- Task objective: Repeat the records below exactly, leaving out every picture.

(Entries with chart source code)
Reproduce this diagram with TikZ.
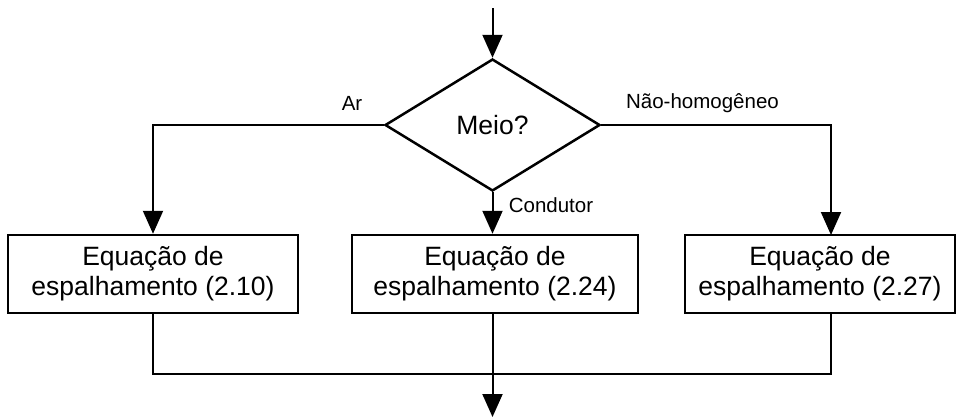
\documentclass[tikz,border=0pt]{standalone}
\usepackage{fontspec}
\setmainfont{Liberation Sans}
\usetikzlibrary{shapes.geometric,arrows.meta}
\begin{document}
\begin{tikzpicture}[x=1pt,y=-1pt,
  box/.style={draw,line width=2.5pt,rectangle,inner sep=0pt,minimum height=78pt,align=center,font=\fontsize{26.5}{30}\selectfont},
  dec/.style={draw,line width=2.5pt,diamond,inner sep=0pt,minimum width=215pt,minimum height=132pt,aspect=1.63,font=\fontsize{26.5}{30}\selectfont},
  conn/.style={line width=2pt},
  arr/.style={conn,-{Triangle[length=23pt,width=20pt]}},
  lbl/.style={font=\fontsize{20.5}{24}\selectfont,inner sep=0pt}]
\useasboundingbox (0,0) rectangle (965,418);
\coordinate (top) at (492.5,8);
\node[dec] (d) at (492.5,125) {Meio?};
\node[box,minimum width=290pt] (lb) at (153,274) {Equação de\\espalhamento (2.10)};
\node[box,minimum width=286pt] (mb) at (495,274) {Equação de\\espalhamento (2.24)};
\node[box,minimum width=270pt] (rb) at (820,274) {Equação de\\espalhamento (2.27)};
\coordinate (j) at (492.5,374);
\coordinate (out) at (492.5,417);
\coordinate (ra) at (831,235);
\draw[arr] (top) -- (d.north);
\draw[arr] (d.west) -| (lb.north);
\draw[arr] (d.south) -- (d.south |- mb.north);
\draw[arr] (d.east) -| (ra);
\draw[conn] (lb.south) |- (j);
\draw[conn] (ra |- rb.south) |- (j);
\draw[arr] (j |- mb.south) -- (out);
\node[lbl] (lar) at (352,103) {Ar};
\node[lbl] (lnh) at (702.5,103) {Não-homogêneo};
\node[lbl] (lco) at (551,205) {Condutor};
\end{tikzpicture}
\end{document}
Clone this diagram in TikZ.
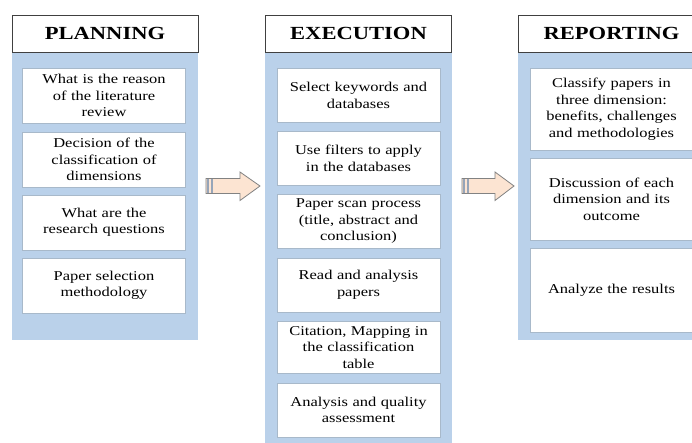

- Answer for this exercise:
Reproduce this diagram with TikZ.
\documentclass[tikz,border=0pt]{standalone}
\usepackage{fontspec}
\setmainfont{Liberation Sans}
\usetikzlibrary{shapes.geometric,arrows.meta}
\begin{document}
\begin{tikzpicture}[x=1pt,y=-1pt,
  box/.style={draw,line width=2.5pt,rectangle,inner sep=0pt,minimum height=78pt,align=center,font=\fontsize{26.5}{30}\selectfont},
  dec/.style={draw,line width=2.5pt,diamond,inner sep=0pt,minimum width=215pt,minimum height=132pt,aspect=1.63,font=\fontsize{26.5}{30}\selectfont},
  conn/.style={line width=2pt},
  arr/.style={conn,-{Triangle[length=23pt,width=20pt]}},
  lbl/.style={font=\fontsize{20.5}{24}\selectfont,inner sep=0pt}]
\useasboundingbox (0,0) rectangle (965,418);
\coordinate (top) at (492.5,8);
\node[dec] (d) at (492.5,125) {Meio?};
\node[box,minimum width=290pt] (lb) at (153,274) {Equação de\\espalhamento (2.10)};
\node[box,minimum width=286pt] (mb) at (495,274) {Equação de\\espalhamento (2.24)};
\node[box,minimum width=270pt] (rb) at (820,274) {Equação de\\espalhamento (2.27)};
\coordinate (j) at (492.5,374);
\coordinate (out) at (492.5,417);
\coordinate (ra) at (831,235);
\draw[arr] (top) -- (d.north);
\draw[arr] (d.west) -| (lb.north);
\draw[arr] (d.south) -- (d.south |- mb.north);
\draw[arr] (d.east) -| (ra);
\draw[conn] (lb.south) |- (j);
\draw[conn] (ra |- rb.south) |- (j);
\draw[arr] (j |- mb.south) -- (out);
\node[lbl] (lar) at (352,103) {Ar};
\node[lbl] (lnh) at (702.5,103) {Não-homogêneo};
\node[lbl] (lco) at (551,205) {Condutor};
\end{tikzpicture}
\end{document}
Clone this diagram in TikZ.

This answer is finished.